The red-billed scythebill inhabits a wide variety of wooded landscapes, most of which are open to semi-open. These include Gran Chaco woodland, gallery forest, cerrado, caatinga, forest clusters in savannah, secondary forest, and some scrublands. In the Amazon Basin it favors seasonally flooded várzea and igapó forest and riverside canebrakes. In elevation it mostly occurs below about 1200 m but reaches 1900 m in Ecuador and 2100 m in Venezuela.

==Behavior==
===Movement===

The red-billed scythebill is believed to be a year-round resident throughout its range.

===Feeding===

The red-billed scythebill's diet is chiefly arthropods, especially soft-bodied ones like spiders, and also includes small vertebrates. It usually forages singly, though sometimes in pairs, and often joins mixed-species feeding flocks. It hitches up and along trunks and branches, mostly from the upper level of the understory to the subcanopy but also sometimes higher and lower.
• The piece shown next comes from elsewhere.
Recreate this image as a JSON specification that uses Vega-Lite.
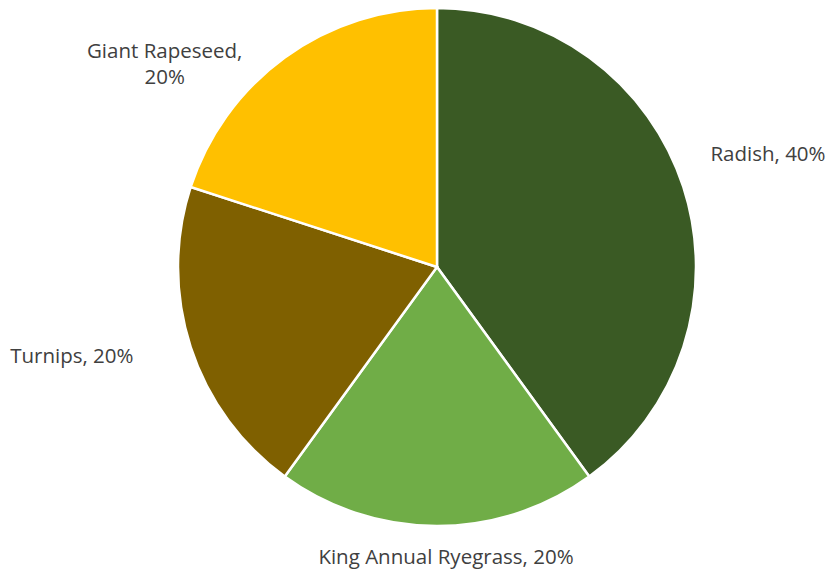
{
  "$schema": "https://vega.github.io/schema/vega-lite/v6.json",
  "autosize": {"type": "none"},
  "width": 804,
  "height": 534,
  "padding": {"left": 35, "right": 0, "top": 0, "bottom": 40},
  "background": "white",
  "config": {"view": {"stroke": null}, "text": {"font": "Open Sans", "fontSize": 20.5, "fill": "#404040"}},
  "data": {"values": [
    {"crop": "Radish", "share": 40, "idx": 1, "label": "Radish, 40%"},
    {"crop": "King Annual Ryegrass", "share": 20, "idx": 2, "label": "King Annual Ryegrass, 20%"},
    {"crop": "Turnips", "share": 20, "idx": 3, "label": "Turnips, 20%"},
    {"crop": "Giant Rapeseed", "share": 20, "idx": 4, "label": "Giant Rapeseed,\n20%"}
  ]},
  "encoding": {
    "theta": {"field": "share", "type": "quantitative", "stack": true},
    "order": {"field": "idx", "type": "quantitative"}
  },
  "layer": [
    {
      "mark": {"type": "arc", "outerRadius": 259, "stroke": "white", "strokeWidth": 2.5},
      "encoding": {
        "color": {"field": "crop", "type": "nominal", "legend": null,
          "scale": {"domain": ["Radish", "King Annual Ryegrass", "Turnips", "Giant Rapeseed"],
                    "range": ["#3A5A24", "#70AD47", "#7F6000", "#FFC000"]}}
      }
    },
    {
      "mark": {"type": "text", "radius": 348, "dy": -4, "align": "center", "baseline": "middle"},
      "encoding": {"text": {"condition": {"test": "datum.crop === 'Radish'", "field": "label"}, "value": ""}}
    },
    {
      "mark": {"type": "text", "radius": 291, "dx": 9, "align": "center", "baseline": "middle"},
      "encoding": {"text": {"condition": {"test": "datum.crop === 'King Annual Ryegrass'", "field": "label"}, "value": ""}}
    },
    {
      "mark": {"type": "text", "radius": 384, "dy": -29, "align": "center", "baseline": "middle"},
      "encoding": {"text": {"condition": {"test": "datum.crop === 'Turnips'", "field": "label"}, "value": ""}}
    },
    {
      "mark": {"type": "text", "radius": 300, "dx": -96, "dy": 28, "align": "center", "baseline": "middle", "lineBreak": "\n", "lineHeight": 26},
      "encoding": {"text": {"condition": {"test": "datum.crop === 'Giant Rapeseed'", "field": "label"}, "value": ""}}
    }
  ]
}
It typically takes its prey by probing crevices and holes in bark, bamboo, rotting wood, moss clumps, bromeliads, and epiphytes.

===Breeding===

The red-billed scythebill's breeding seasons vary widely across its very large range. For instance, it nests between May and July in northern Venezuela and September to November in southern Brazil. It nests in a cavity in a tree or stump which it lines with leaves and other plant matter. The clutch size is one to three eggs though usually two; the incubation period and time to fledging are not known. Evidence suggests that both parents contribute to caring for the brood.

===Vocalization===

Like its breeding seasons, the red-billed scythebill's songs vary widely throughout its range. One in Venezuela is "a rapid descending whinny...'we'he'he'he'he'he'he'e'e'e'e'e' ". In western Ecuador and Peru it is "a descending and gradually slowing series of fewer whistled notes, 'tuwee-tuwee-toowa-tew-tew' ". In northeastern Brazil the song is "a short series of fluted notes 'wuut wuut wit-wit-triffit' " that ascends at the end. The species also makes a variety of calls.

==Status==

The IUCN has assessed the red-billed scythebill as being of Least Concern. It has a very large range and an estimated population of at least 500,000 mature individuals, though the population is believed to be decreasing. No immediate threats have been identified. It is considered uncommon to fairly common, though local, over most of its range. It is scarce in Panama and at upper elevations. "At least some populations [are] believed to be highly sensitive to human disturbance."